STATED GOAL:
Any picture among the records should be left out, please; retype the rest exactly.
%%
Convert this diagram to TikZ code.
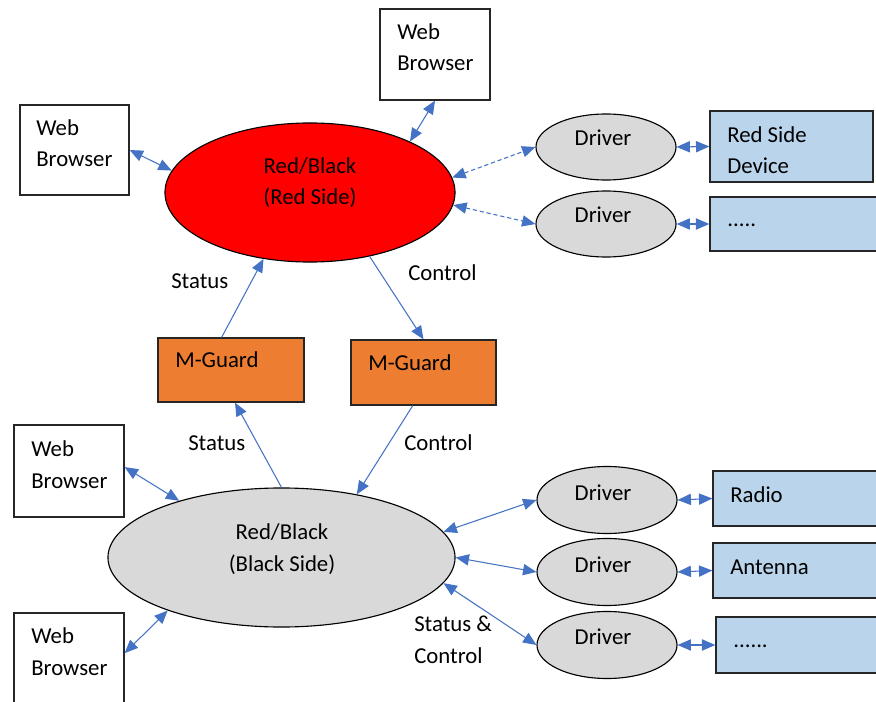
\documentclass[tikz,border=0pt]{standalone}
\usepackage{fontspec}
\setmainfont{Carlito}
\usetikzlibrary{arrows.meta,shapes.geometric}

\definecolor{linkblue}{HTML}{4472C4}
\definecolor{sidered}{HTML}{FF0000}
\definecolor{sidegray}{HTML}{D9D9D9}
\definecolor{guardorange}{HTML}{ED7D31}
\definecolor{devblue}{RGB}{186,212,236}

\tikzset{
  box/.style={draw=black!85, line width=0.9pt, rectangle, inner sep=0pt},
  oval/.style={draw=black, line width=0.8pt, ellipse, inner sep=0pt},
  txt/.style={inner sep=0pt, anchor=base west, align=left},
  link/.style={linkblue, line width=0.75pt, <->, >={Triangle[length=9.5pt,width=8pt]}},
  oneway/.style={linkblue, line width=0.75pt, ->, >={Triangle[length=9.5pt,width=8pt]}},
}

\begin{document}
\begin{tikzpicture}[x=0.025cm, y=-0.025cm, font=\fontsize{16.2}{22.7}\selectfont]
  \useasboundingbox (0,0) rectangle (876,702);

  % red side
  \node[oval, fill=sidered, minimum width=7.25cm, minimum height=3.475cm] (red) at (310,192.5) {};
  \node[box, minimum width=2.75cm, minimum height=2.275cm] (tb) at (435,54.5) {};
  \node[box, minimum width=2.725cm, minimum height=2.25cm] (lb1) at (74.5,150) {};
  \node[oval, fill=sidegray, minimum width=3.5cm, minimum height=1.65cm] (drv1) at (606,147) {};
  \node[oval, fill=sidegray, minimum width=3.5cm, minimum height=1.65cm] (drv2) at (606,224) {};
  \node[box, fill=devblue, minimum width=4.075cm, minimum height=1.775cm] (rsd) at (791.5,146.5) {};
  \node[box, fill=devblue, minimum width=4.2cm, minimum height=1.35cm] (dots1) at (794,224) {};

  % guards
  \node[box, fill=guardorange, minimum width=3.65cm, minimum height=1.6cm] (mgl) at (231,370) {};
  \node[box, fill=guardorange, minimum width=3.625cm, minimum height=1.625cm] (mgr) at (423.5,372.5) {};

  % black side
  \node[oval, fill=sidegray, minimum width=8.675cm, minimum height=3.475cm] (black) at (281.5,557.5) {};
  \node[box, minimum width=2.75cm, minimum height=2.3cm] (lb2) at (69,471) {};
  \node[box, minimum width=2.75cm, minimum height=2.3cm] (lb3) at (69,659) {};
  \node[oval, fill=sidegray, minimum width=3.5cm, minimum height=1.675cm] (drvA) at (607,500) {};
  \node[oval, fill=sidegray, minimum width=3.5cm, minimum height=1.675cm] (drvB) at (607,572) {};
  \node[oval, fill=sidegray, minimum width=3.5cm, minimum height=1.675cm] (drvC) at (607,645) {};
  \node[box, fill=devblue, minimum width=4.15cm, minimum height=1.375cm] (radio) at (796,498.5) {};
  \node[box, fill=devblue, minimum width=4.15cm, minimum height=1.375cm] (ant) at (796,570.5) {};
  \node[box, fill=devblue, minimum width=4.15cm, minimum height=1.4cm] (dots2) at (799,645) {};

  % texts (two-line nodes sit on their last baseline)
  \node[txt] (tb-t) at (397,71) {Web\\Browser};
  \node[txt] (lb1-t) at (36,167) {Web\\Browser};
  \node[txt] (lb2-t) at (31,488) {Web\\Browser};
  \node[txt] (lb3-t) at (31,675) {Web\\Browser};
  \node[txt, anchor=base, align=center] (red-t) at (310,205) {Red/Black\\(Red Side)};
  \node[txt, anchor=base, align=center] (black-t) at (282,571) {Red/Black\\(Black Side)};
  \node[txt, anchor=base] (drv1-t) at (603,146) {Driver};
  \node[txt, anchor=base] (drv2-t) at (603,223) {Driver};
  \node[txt, anchor=base] (drvA-t) at (603,500) {Driver};
  \node[txt, anchor=base] (drvB-t) at (603,572) {Driver};
  \node[txt, anchor=base] (drvC-t) at (603,644) {Driver};
  \node[txt] (rsd-t) at (727,174) {Red Side\\Device};
  \node[txt] (dots1-t) at (727,227) {.....};
  \node[txt] (mgl-t) at (175,367) {M-Guard};
  \node[txt] (mgr-t) at (368,370) {M-Guard};
  \node[txt] (radio-t) at (730,502) {Radio};
  \node[txt] (ant-t) at (730,574) {Antenna};
  \node[txt] (dots2-t) at (733,647) {......};

  \node[txt] (st1) at (171,289) {Status};
  \node[txt] (ct1) at (408,280) {Control};
  \node[txt] (st2) at (188,450) {Status};
  \node[txt] (ct2) at (404,450) {Control};
  \node[txt] (stct) at (414,663) {Status \&\\Control};

  % connectors
  \draw[link] (tb.south) -- (red.27);
  \draw[link] (lb1.east) -- (red.171);
  \draw[link, dash pattern=on 3pt off 2pt] (red.6) -- (drv1.west);
  \draw[link, dash pattern=on 3pt off 2pt] (red.355) -- (drv2.west);
  \draw[link] (drv1.east) -- (rsd.west);
  \draw[link] (drv2.east) -- (dots1.west);

  \draw[oneway] (mgl.106) -- (red.235);
  \draw[oneway] (red.313) -- (mgr.north);
  \draw[oneway] (black.north) -- (mgl.277);
  \draw[oneway] (mgr.252) -- (black.40);

  \draw[link] (lb2.4) -- (black.151);
  \draw[link] (lb3.6) -- (black.205);
  \draw[link] (black.9) -- (drvA.west);
  \draw[link] (black.east) -- (drvB.west);
  \draw[link] (black.351) -- (drvC.west);
  \draw[link] (drvA.east) -- (radio.west);
  \draw[link] (drvB.east) -- (ant.west);
  \draw[link] (drvC.east) -- (dots2.west);
\end{tikzpicture}
\end{document}
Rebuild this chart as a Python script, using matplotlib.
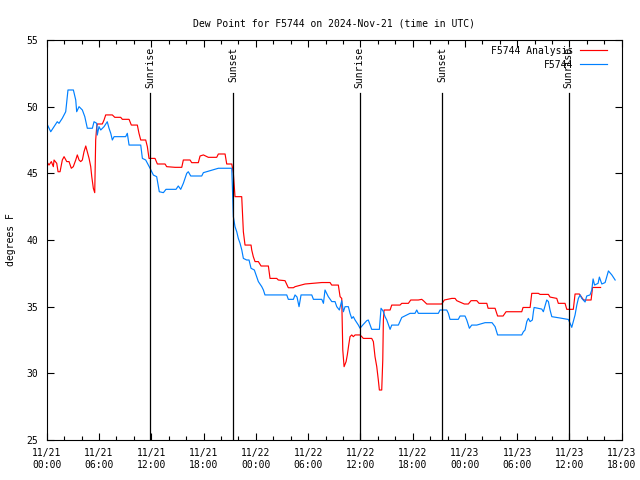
%%
EXPECTED OUTPUT:
Convert this diagram to TikZ code.
\documentclass[tikz,border=0pt]{standalone}
\usepackage{fontspec}
\setmainfont{Carlito}
\usetikzlibrary{arrows.meta,shapes.geometric}

\definecolor{linkblue}{HTML}{4472C4}
\definecolor{sidered}{HTML}{FF0000}
\definecolor{sidegray}{HTML}{D9D9D9}
\definecolor{guardorange}{HTML}{ED7D31}
\definecolor{devblue}{RGB}{186,212,236}

\tikzset{
  box/.style={draw=black!85, line width=0.9pt, rectangle, inner sep=0pt},
  oval/.style={draw=black, line width=0.8pt, ellipse, inner sep=0pt},
  txt/.style={inner sep=0pt, anchor=base west, align=left},
  link/.style={linkblue, line width=0.75pt, <->, >={Triangle[length=9.5pt,width=8pt]}},
  oneway/.style={linkblue, line width=0.75pt, ->, >={Triangle[length=9.5pt,width=8pt]}},
}

\begin{document}
\begin{tikzpicture}[x=0.025cm, y=-0.025cm, font=\fontsize{16.2}{22.7}\selectfont]
  \useasboundingbox (0,0) rectangle (876,702);

  % red side
  \node[oval, fill=sidered, minimum width=7.25cm, minimum height=3.475cm] (red) at (310,192.5) {};
  \node[box, minimum width=2.75cm, minimum height=2.275cm] (tb) at (435,54.5) {};
  \node[box, minimum width=2.725cm, minimum height=2.25cm] (lb1) at (74.5,150) {};
  \node[oval, fill=sidegray, minimum width=3.5cm, minimum height=1.65cm] (drv1) at (606,147) {};
  \node[oval, fill=sidegray, minimum width=3.5cm, minimum height=1.65cm] (drv2) at (606,224) {};
  \node[box, fill=devblue, minimum width=4.075cm, minimum height=1.775cm] (rsd) at (791.5,146.5) {};
  \node[box, fill=devblue, minimum width=4.2cm, minimum height=1.35cm] (dots1) at (794,224) {};

  % guards
  \node[box, fill=guardorange, minimum width=3.65cm, minimum height=1.6cm] (mgl) at (231,370) {};
  \node[box, fill=guardorange, minimum width=3.625cm, minimum height=1.625cm] (mgr) at (423.5,372.5) {};

  % black side
  \node[oval, fill=sidegray, minimum width=8.675cm, minimum height=3.475cm] (black) at (281.5,557.5) {};
  \node[box, minimum width=2.75cm, minimum height=2.3cm] (lb2) at (69,471) {};
  \node[box, minimum width=2.75cm, minimum height=2.3cm] (lb3) at (69,659) {};
  \node[oval, fill=sidegray, minimum width=3.5cm, minimum height=1.675cm] (drvA) at (607,500) {};
  \node[oval, fill=sidegray, minimum width=3.5cm, minimum height=1.675cm] (drvB) at (607,572) {};
  \node[oval, fill=sidegray, minimum width=3.5cm, minimum height=1.675cm] (drvC) at (607,645) {};
  \node[box, fill=devblue, minimum width=4.15cm, minimum height=1.375cm] (radio) at (796,498.5) {};
  \node[box, fill=devblue, minimum width=4.15cm, minimum height=1.375cm] (ant) at (796,570.5) {};
  \node[box, fill=devblue, minimum width=4.15cm, minimum height=1.4cm] (dots2) at (799,645) {};

  % texts (two-line nodes sit on their last baseline)
  \node[txt] (tb-t) at (397,71) {Web\\Browser};
  \node[txt] (lb1-t) at (36,167) {Web\\Browser};
  \node[txt] (lb2-t) at (31,488) {Web\\Browser};
  \node[txt] (lb3-t) at (31,675) {Web\\Browser};
  \node[txt, anchor=base, align=center] (red-t) at (310,205) {Red/Black\\(Red Side)};
  \node[txt, anchor=base, align=center] (black-t) at (282,571) {Red/Black\\(Black Side)};
  \node[txt, anchor=base] (drv1-t) at (603,146) {Driver};
  \node[txt, anchor=base] (drv2-t) at (603,223) {Driver};
  \node[txt, anchor=base] (drvA-t) at (603,500) {Driver};
  \node[txt, anchor=base] (drvB-t) at (603,572) {Driver};
  \node[txt, anchor=base] (drvC-t) at (603,644) {Driver};
  \node[txt] (rsd-t) at (727,174) {Red Side\\Device};
  \node[txt] (dots1-t) at (727,227) {.....};
  \node[txt] (mgl-t) at (175,367) {M-Guard};
  \node[txt] (mgr-t) at (368,370) {M-Guard};
  \node[txt] (radio-t) at (730,502) {Radio};
  \node[txt] (ant-t) at (730,574) {Antenna};
  \node[txt] (dots2-t) at (733,647) {......};

  \node[txt] (st1) at (171,289) {Status};
  \node[txt] (ct1) at (408,280) {Control};
  \node[txt] (st2) at (188,450) {Status};
  \node[txt] (ct2) at (404,450) {Control};
  \node[txt] (stct) at (414,663) {Status \&\\Control};

  % connectors
  \draw[link] (tb.south) -- (red.27);
  \draw[link] (lb1.east) -- (red.171);
  \draw[link, dash pattern=on 3pt off 2pt] (red.6) -- (drv1.west);
  \draw[link, dash pattern=on 3pt off 2pt] (red.355) -- (drv2.west);
  \draw[link] (drv1.east) -- (rsd.west);
  \draw[link] (drv2.east) -- (dots1.west);

  \draw[oneway] (mgl.106) -- (red.235);
  \draw[oneway] (red.313) -- (mgr.north);
  \draw[oneway] (black.north) -- (mgl.277);
  \draw[oneway] (mgr.252) -- (black.40);

  \draw[link] (lb2.4) -- (black.151);
  \draw[link] (lb3.6) -- (black.205);
  \draw[link] (black.9) -- (drvA.west);
  \draw[link] (black.east) -- (drvB.west);
  \draw[link] (black.351) -- (drvC.west);
  \draw[link] (drvA.east) -- (radio.west);
  \draw[link] (drvB.east) -- (ant.west);
  \draw[link] (drvC.east) -- (dots2.west);
\end{tikzpicture}
\end{document}
Rebuild this chart as a Python script, using matplotlib.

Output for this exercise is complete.